● Problem
Would you write out the listing verbatim and skip every picture in it?

● Dataset extract
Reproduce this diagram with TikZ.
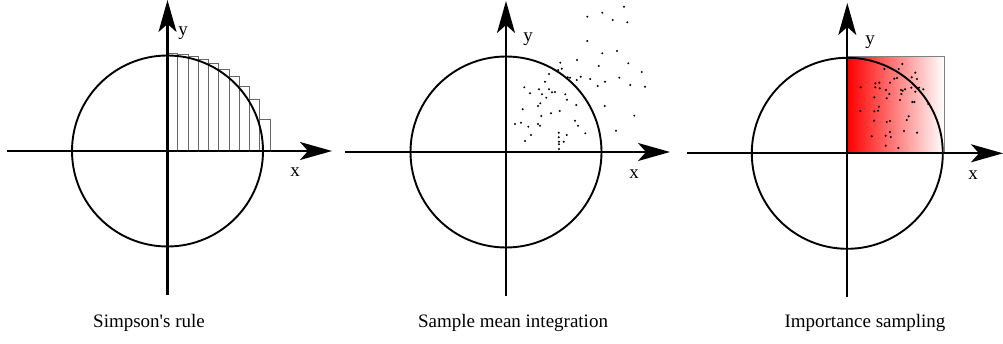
\documentclass[tikz,border=0pt]{standalone}
\usepackage{fontspec}
\setmainfont{Liberation Serif}
\usetikzlibrary{arrows.meta}

\begin{document}
\begin{tikzpicture}[x=1pt, y=1pt,
    axisline/.style={line width=2.1pt, -{Stealth[length=32pt, width=18pt, inset=8pt]}},
    ring/.style={line width=1.9pt},
    bar/.style={draw=black!60, line width=1pt},
    dot/.style={fill=black},
    lab/.style={font=\fontsize{19}{22}\selectfont, inner sep=0pt},
    caption/.style={font=\fontsize{19}{22}\selectfont, inner sep=0pt}]
    \useasboundingbox (0,0) rectangle (1003,343);

    % Simpson's rule
    \begin{scope}[shift={(167.5,192)}]
        \coordinate (o1) at (0,0);
        \coordinate (w1) at (-160.5,0);
        \coordinate (e1) at (164.5,0);
        \coordinate (s1) at (0,-144);
        \coordinate (n1) at (0,151);
        \foreach \h [count=\i from 0] in {97.7,96,94.3,91,87.7,81,74.3,64.3,51.7,31.7}
            \draw[bar] (\i*10.25,0) rectangle ++(10.25,\h);
        \draw[ring] (o1) circle (95.5);
        \draw[axisline] (w1) -- (e1);
        \draw[axisline] (s1) -- (n1);
        \node[lab] (x1) at (127.5,-21) {x};
        \node[lab] (y1) at (15.5,118) {y};
    \end{scope}

    % Sample mean integration
    \begin{scope}[shift={(506,191)}]
        \coordinate (o2) at (0,0);
        \coordinate (w2) at (-161,0);
        \coordinate (e2) at (164,0);
        \coordinate (s2) at (0,-144);
        \coordinate (n2) at (0,151);
        \draw[ring] (o2) circle (95.5);
        \draw[axisline] (w2) -- (e2);
        \draw[axisline] (s2) -- (n2);
        \foreach \x/\y in {118/145.3, 81.3/135.3, 96.3/139.3, 106.7/132, 121.3/129.7,
            81.3/111, 96.3/98.7, 111/101, 71/92, 92.7/86, 122.3/88.7, 54.3/89.3,
            55.7/83.3, 52.3/82, 43/78, 135.7/80, 61.7/74.7, 64/74.3, 74.7/75.3,
            70.7/72, 84.3/73, 99/70.3, 113.3/74.3, 124.3/67, 139/65.3, 91.7/66,
            18.3/64.7, 39/70.3, 33/62.7, 24/58.7, 36/57.7, 43/62.7, 46/59.7, 49/60,
            40.3/54.3, 59.3/57.7, 61/52.3, 70.3/47, 98.7/46, 16.7/42.7, 34.3/48.7,
            32/46, 53.7/41, 45/38.7, 35.3/36, 128.3/36.3, 9/28, 15/29.3, 22.3/25.3,
            32/28, 34/26.3, 69/31.3, 72/26.3, 25/17, 19/11, 79.3/18.7, 110/21.3,
            60.7/17, 52.7/19.3, 52.7/14.7, 53/10.3, 57.7/10.3, 53/7.7, 53/3}
            \fill[dot] (\x,\y) circle (1.1);
        \node[lab] (x2) at (128,-22) {x};
        \node[lab] (y2) at (22,113) {y};
    \end{scope}

    % Importance sampling
    \begin{scope}[shift={(847.3,189.7)}]
        \coordinate (o3) at (0,0);
        \coordinate (w3) at (-160.3,0);
        \coordinate (e3) at (155.7,0);
        \coordinate (s3) at (0,-143.7);
        \coordinate (n3) at (0,150.3);
        \shadedraw[left color=red, right color=white, draw=black!50, line width=0.8pt]
            (o3) rectangle (96.7,97);
        \draw[ring] (o3) circle (95.5);
        \draw[axisline] (w3) -- (e3);
        \draw[axisline] (s3) -- (n3);
        \foreach \x/\y in {55/89.3, 51.4/84.3, 37/84.3, 68/80.6, 64.4/76, 69.7/74.3,
            49.7/75.3, 47/74.6, 42.7/70.6, 32/70.6, 28/70, 28/66, 32.4/65, 13.4/66,
            38.7/63.3, 42/59.3, 53.7/63.3, 55.4/62.6, 57.7/64, 64/65.6, 71.7/65.6,
            76/64, 68/61.6, 54/59.3, 39.4/55, 27/56, 52.7/53.3, 65/51.3, 67/51.3,
            81/49.3, 31.7/46.6, 30.7/42.6, 27/42, 13/42.3, 61.4/37, 59.4/33.3,
            39.4/31.3, 42.7/32.3, 26.7/32.6, 56.7/22.3, 69.7/20.6, 42.7/21.3,
            24.4/17, 38.4/17.6, 43.4/16.3, 38.4/7.6, 51/5.3}
            \fill[dot] (\x,\y) circle (1.2);
        \node[lab] (x3) at (125.7,-21.7) {x};
        \node[lab] (y3) at (22.7,111.3) {y};
    \end{scope}

    % Captions
    \node[caption] (c1) at (149,20) {Simpson\textquotesingle s rule};
    \node[caption] (c2) at (513,20) {Sample mean integration};
    \node[caption] (c3) at (865,20) {Importance sampling};
\end{tikzpicture}
\end{document}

● Answer for this exercise
Reproduce this diagram with TikZ.
\documentclass[tikz,border=0pt]{standalone}
\usepackage{fontspec}
\setmainfont{Liberation Serif}
\usetikzlibrary{arrows.meta}

\begin{document}
\begin{tikzpicture}[x=1pt, y=1pt,
    axisline/.style={line width=2.1pt, -{Stealth[length=32pt, width=18pt, inset=8pt]}},
    ring/.style={line width=1.9pt},
    bar/.style={draw=black!60, line width=1pt},
    dot/.style={fill=black},
    lab/.style={font=\fontsize{19}{22}\selectfont, inner sep=0pt},
    caption/.style={font=\fontsize{19}{22}\selectfont, inner sep=0pt}]
    \useasboundingbox (0,0) rectangle (1003,343);

    % Simpson's rule
    \begin{scope}[shift={(167.5,192)}]
        \coordinate (o1) at (0,0);
        \coordinate (w1) at (-160.5,0);
        \coordinate (e1) at (164.5,0);
        \coordinate (s1) at (0,-144);
        \coordinate (n1) at (0,151);
        \foreach \h [count=\i from 0] in {97.7,96,94.3,91,87.7,81,74.3,64.3,51.7,31.7}
            \draw[bar] (\i*10.25,0) rectangle ++(10.25,\h);
        \draw[ring] (o1) circle (95.5);
        \draw[axisline] (w1) -- (e1);
        \draw[axisline] (s1) -- (n1);
        \node[lab] (x1) at (127.5,-21) {x};
        \node[lab] (y1) at (15.5,118) {y};
    \end{scope}

    % Sample mean integration
    \begin{scope}[shift={(506,191)}]
        \coordinate (o2) at (0,0);
        \coordinate (w2) at (-161,0);
        \coordinate (e2) at (164,0);
        \coordinate (s2) at (0,-144);
        \coordinate (n2) at (0,151);
        \draw[ring] (o2) circle (95.5);
        \draw[axisline] (w2) -- (e2);
        \draw[axisline] (s2) -- (n2);
        \foreach \x/\y in {118/145.3, 81.3/135.3, 96.3/139.3, 106.7/132, 121.3/129.7,
            81.3/111, 96.3/98.7, 111/101, 71/92, 92.7/86, 122.3/88.7, 54.3/89.3,
            55.7/83.3, 52.3/82, 43/78, 135.7/80, 61.7/74.7, 64/74.3, 74.7/75.3,
            70.7/72, 84.3/73, 99/70.3, 113.3/74.3, 124.3/67, 139/65.3, 91.7/66,
            18.3/64.7, 39/70.3, 33/62.7, 24/58.7, 36/57.7, 43/62.7, 46/59.7, 49/60,
            40.3/54.3, 59.3/57.7, 61/52.3, 70.3/47, 98.7/46, 16.7/42.7, 34.3/48.7,
            32/46, 53.7/41, 45/38.7, 35.3/36, 128.3/36.3, 9/28, 15/29.3, 22.3/25.3,
            32/28, 34/26.3, 69/31.3, 72/26.3, 25/17, 19/11, 79.3/18.7, 110/21.3,
            60.7/17, 52.7/19.3, 52.7/14.7, 53/10.3, 57.7/10.3, 53/7.7, 53/3}
            \fill[dot] (\x,\y) circle (1.1);
        \node[lab] (x2) at (128,-22) {x};
        \node[lab] (y2) at (22,113) {y};
    \end{scope}

    % Importance sampling
    \begin{scope}[shift={(847.3,189.7)}]
        \coordinate (o3) at (0,0);
        \coordinate (w3) at (-160.3,0);
        \coordinate (e3) at (155.7,0);
        \coordinate (s3) at (0,-143.7);
        \coordinate (n3) at (0,150.3);
        \shadedraw[left color=red, right color=white, draw=black!50, line width=0.8pt]
            (o3) rectangle (96.7,97);
        \draw[ring] (o3) circle (95.5);
        \draw[axisline] (w3) -- (e3);
        \draw[axisline] (s3) -- (n3);
        \foreach \x/\y in {55/89.3, 51.4/84.3, 37/84.3, 68/80.6, 64.4/76, 69.7/74.3,
            49.7/75.3, 47/74.6, 42.7/70.6, 32/70.6, 28/70, 28/66, 32.4/65, 13.4/66,
            38.7/63.3, 42/59.3, 53.7/63.3, 55.4/62.6, 57.7/64, 64/65.6, 71.7/65.6,
            76/64, 68/61.6, 54/59.3, 39.4/55, 27/56, 52.7/53.3, 65/51.3, 67/51.3,
            81/49.3, 31.7/46.6, 30.7/42.6, 27/42, 13/42.3, 61.4/37, 59.4/33.3,
            39.4/31.3, 42.7/32.3, 26.7/32.6, 56.7/22.3, 69.7/20.6, 42.7/21.3,
            24.4/17, 38.4/17.6, 43.4/16.3, 38.4/7.6, 51/5.3}
            \fill[dot] (\x,\y) circle (1.2);
        \node[lab] (x3) at (125.7,-21.7) {x};
        \node[lab] (y3) at (22.7,111.3) {y};
    \end{scope}

    % Captions
    \node[caption] (c1) at (149,20) {Simpson\textquotesingle s rule};
    \node[caption] (c2) at (513,20) {Sample mean integration};
    \node[caption] (c3) at (865,20) {Importance sampling};
\end{tikzpicture}
\end{document}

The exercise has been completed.